When it parses "abc" the result is normal,
but when it parses "ac" the NonTerminal b just disapper in the parse tree like this:
>>> print(parse_tree)
a | c
The result is the same when using b = "b"? instead.
Since b is actually matched, shouldn't it be in the parse tree (like a or c) with node.value == ''?
That was an early design decision, to remove elements that consume no input from the tree. IIRC the motivation was to make parse tree minimal and thus lower memory consumption but albeit it lead to the difficulties in processing parse trees as now you can't rely on the constant number of child nodes.
I don't think this behavior will change any time soon as all users of Arpeggio depend on it (e.g. textX) so it would be a very disruptive change.
There is a way to access nodes in non-terminal by name which might be a good general solution that wouldn't require change in the current behavior. I haven't checked if that is working at the moment for non-existing nodes but I guess that returning None for optional matches on access by name would be the way to go.

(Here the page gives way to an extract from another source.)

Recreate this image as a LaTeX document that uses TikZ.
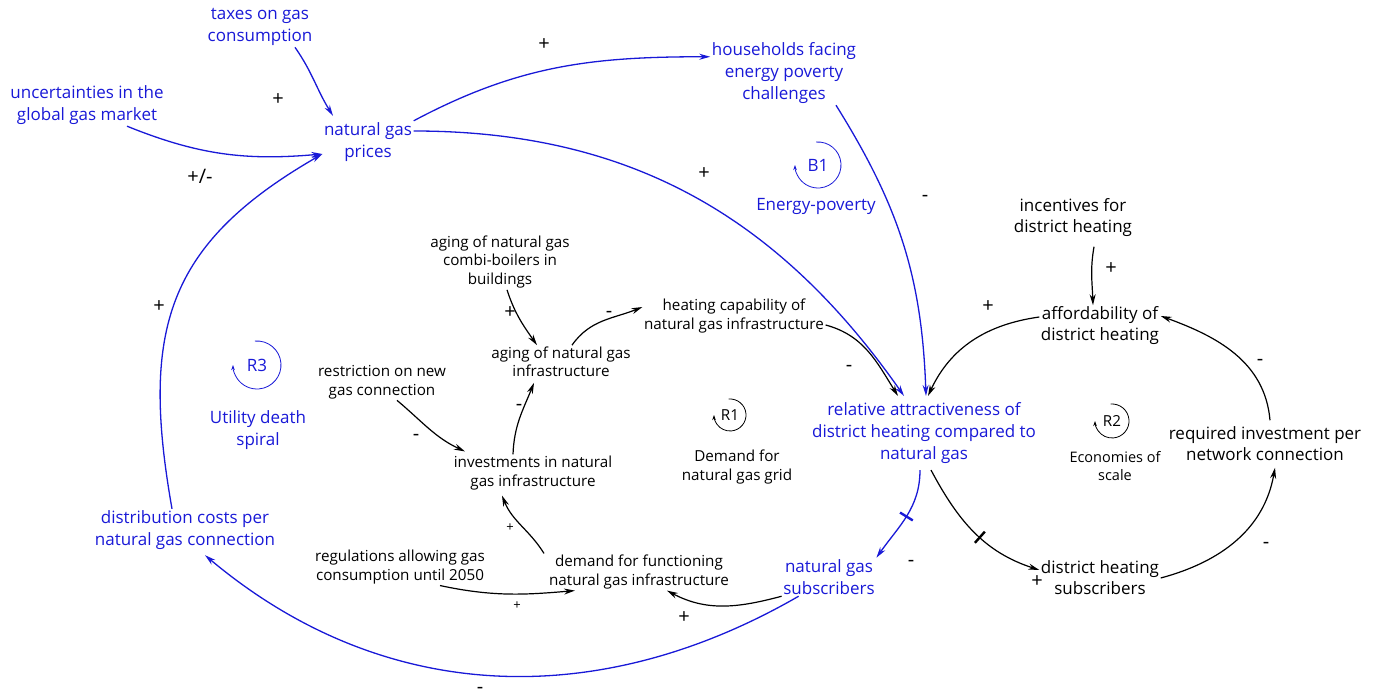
\documentclass[tikz,border=0pt]{standalone}
\usepackage{fontspec}
\setmainfont{Open Sans}
\usetikzlibrary{arrows.meta,positioning}
\definecolor{cldblue}{RGB}{25,25,215}

\tikzset{
  var/.style={align=center, inner sep=1.5pt, font=\fontsize{17}{22}\selectfont, text=cldblue},
  blk/.style={align=center, inner sep=1.5pt, font=\fontsize{15.2}{18.5}\selectfont},
  bigblk/.style={align=center, inner sep=1.5pt, font=\fontsize{17}{21}\selectfont},
  link/.style={->, line width=1.3pt, cldblue},
  blink/.style={->, line width=1.2pt, black},
  sign/.style={font=\fontsize{20}{20}\selectfont, inner sep=0pt},
  smallsign/.style={font=\fontsize{13}{13}\selectfont, inner sep=0pt},
  delaymark/.style={sloped, fill, minimum width=2.4pt, minimum height=15pt, inner sep=0pt},
  loopsym/.style={->, line width=0.8pt, >={Stealth[length=5pt,width=3.5pt]}},
}

\begin{document}
\begin{tikzpicture}[x=1pt,y=1pt,>={Stealth[length=11pt,width=6pt]}]
\useasboundingbox (0,0) rectangle (1391,699);

% gas side
\node[var] (tax) at (260,672) {taxes on gas\\consumption};
\node[var] (unc) at (87,594) {uncertainties in the\\global gas market};
\node[var] (ngp) at (368,557) {natural gas\\prices};
\node[var] (hh) at (784,626) {households facing\\energy poverty\\challenges};
\node[var,outer sep=5pt] (rel) at (924,266) {relative attractiveness of\\district heating compared to\\natural gas};
\node[var] (ngs) at (829,122) {natural gas\\subscribers};
\node[var] (dist) at (185,169) {distribution costs per\\natural gas connection};

% infrastructure
\node[blk] (agb) at (500,437) {aging of natural gas\\combi-boilers in\\buildings};
\node[blk] (agi) at (561,337) {aging of natural gas\\infrastructure};
\node[blk] (hc) at (734,383) {heating capability of\\natural gas infrastructure};
\node[blk] (res) at (382,317) {restriction on new\\gas connection};
\node[blk] (inv) at (533,226) {investments in natural\\gas infrastructure};
\node[blk] (dem) at (639,127) {demand for functioning\\natural gas infrastructure};
\node[blk] (reg) at (400,132) {regulations allowing gas\\consumption until 2050};

% district heating
\node[bigblk] (inc) at (1073,481) {incentives for\\district heating};
\node[bigblk] (aff) at (1100,373) {affordability of\\district heating};
\node[bigblk] (req) at (1265,255) {required investment per\\network connection};
\node[bigblk] (dhs) at (1100,121) {district heating\\subscribers};

% loops
\node[var] (b1) at (818,534) {B1};
\draw[loopsym,cldblue] ([shift={(95:23)}]b1.center) arc[start angle=95,end angle=-180,radius=23];
\node[var] (b1t) at (816,493) {Energy-poverty};
\node[var] (r3) at (257,334) {R3};
\draw[loopsym,cldblue] ([shift={(95:24)}]r3.center) arc[start angle=95,end angle=-180,radius=24];
\node[var] (r3t) at (258,269) {Utility death\\spiral};
\node[blk] (r1) at (730,284) {R1};
\draw[loopsym] ([shift={(95:16)}]r1.center) arc[start angle=95,end angle=-180,radius=16];
\node[blk] (r1t) at (737,232) {Demand for\\natural gas grid};
\node[blk] (r2) at (1112,278) {R2};
\draw[loopsym] ([shift={(95:17)}]r2.center) arc[start angle=95,end angle=-180,radius=17];
\node[blk,font=\fontsize{14.5}{18}\selectfont] (r2t) at (1115,233) {Economies of\\scale};

% blue links
\draw[link] ([xshift=35pt]tax.south) to[out=-55,in=122] ([xshift=-35pt,yshift=5pt]ngp.north);
\draw[link] ([xshift=40pt]unc.south) to[out=-22,in=185] ([yshift=-12pt]ngp.west);
\draw[link] (ngp.north east) to[out=28,in=180] ([yshift=-16pt]hh.north west);
\draw[link] ([yshift=11pt]ngp.east) to[out=0,in=125] ([xshift=-20pt]rel.north);
\draw[link] ([xshift=52pt]hh.south) to[out=-58,in=92] ([xshift=2pt]rel.north);
\draw[link] ([xshift=-4pt]rel.south) to[out=-90,in=55] node[delaymark] (d1) {} (ngs.north east);
\draw[link] ([xshift=17pt]ngs.south west) to[out=-150,in=-40] ([xshift=20pt,yshift=-4pt]dist.south);
\draw[link] ([xshift=-13pt]dist.north) to[out=100,in=-150,looseness=1.2] ([yshift=-12pt]ngp.west);

% black links
\draw[blink] ([xshift=7pt]agb.south) to[out=-72,in=125] ([xshift=-24pt]agi.north);
\draw[blink] ([xshift=11pt]agi.north) to[out=55,in=-158] ([yshift=9pt]hc.west);
\draw[blink] ([yshift=-9pt]hc.east) to[out=-15,in=122] ([xshift=-26pt]rel.north);
\draw[blink] ([xshift=15pt]res.south) to[out=-40,in=155] ([xshift=-68pt,yshift=3pt]inv.north);
\draw[blink] ([xshift=-20pt]inv.north) to[out=88,in=-112] ([xshift=-27pt,yshift=-4pt]agi.south);
\draw[blink] ([xshift=-95pt]dem.north) to[out=122,in=-68] ([xshift=-31pt,yshift=-4pt]inv.south);
\draw[blink] ([xshift=40pt]reg.south) to[out=-12,in=185] ([xshift=-64pt]dem.south);
\draw[blink] (ngs.south west) to[out=195,in=-28] ([xshift=28pt]dem.south);
\draw[blink] ([yshift=9pt]aff.west) to[out=188,in=65] ([xshift=4pt]rel.north);
\draw[blink] ([xshift=21pt,yshift=-8pt]inc.south) to[out=-100,in=92] ([xshift=-7pt]aff.north);
\draw[blink] ([xshift=5pt,yshift=5pt]req.north) to[out=95,in=-20] ([yshift=10pt]aff.east);
\draw[blink] ([xshift=7pt]rel.south) to[out=-62,in=162] node[delaymark,pos=0.55] (d2) {} ([yshift=8pt]dhs.west);
\draw[blink] (dhs.east) to[out=15,in=-100] ([xshift=10pt,yshift=-5pt]req.south);

% polarities
\foreach \x/\y/\s [count=\i] in {278/599/+, 200/523/{+/-}, 544/654/+, 704/525/+, 925/501/-,
    911/136/-, 480/9/-, 159/392/+, 510/386/+, 609/385/-, 849/331/-, 416/262/-, 519/292/-,
    684/81/+, 988/392/+, 1111/430/+, 1260/337/-, 1037/117/+, 1266/154/-}
  \node[sign] (s\i) at (\x,\y) {\s};
\foreach \x/\y [count=\i] in {510/171, 517/93}
  \node[smallsign] (t\i) at (\x,\y) {+};

\end{tikzpicture}
\end{document}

@igordejanovic Hi! I try the method you provided.
The empty NonTerminals still don't appear when accessed by rule name.
That causes problem with grammar like this:
a = b c "/" b c
b = r'b?'
c = r'c?'
>>> parse_tree = parser.parse("c / b")
>>> print(parse_tree)
c | / | b
>>> print(parse_tree.b)
b
>>> print(parse_tree.c)
c
Now I have to check the content for every combination of parse_tree to find out which b is presented.
Would it be possible to have an option to retain all the childrens?
Would it be possible to have an option to retain all the childrens?
Probably it would. I'm trying to figure out a general solution.
For example, you would have the same problem if you use optional rule instead of ? in regular expressions:
a = b? c "/" b c?
b = r'b'
c = r'c'
And there is also ZeroOrMore rule (*) which can match zero times:
a = b* c "/" b c*
b = r'b'
c = r'c'
All the grammars above match your input and return the same tree.
Let's leave this open as a feature request. It seems that this needs more analysis.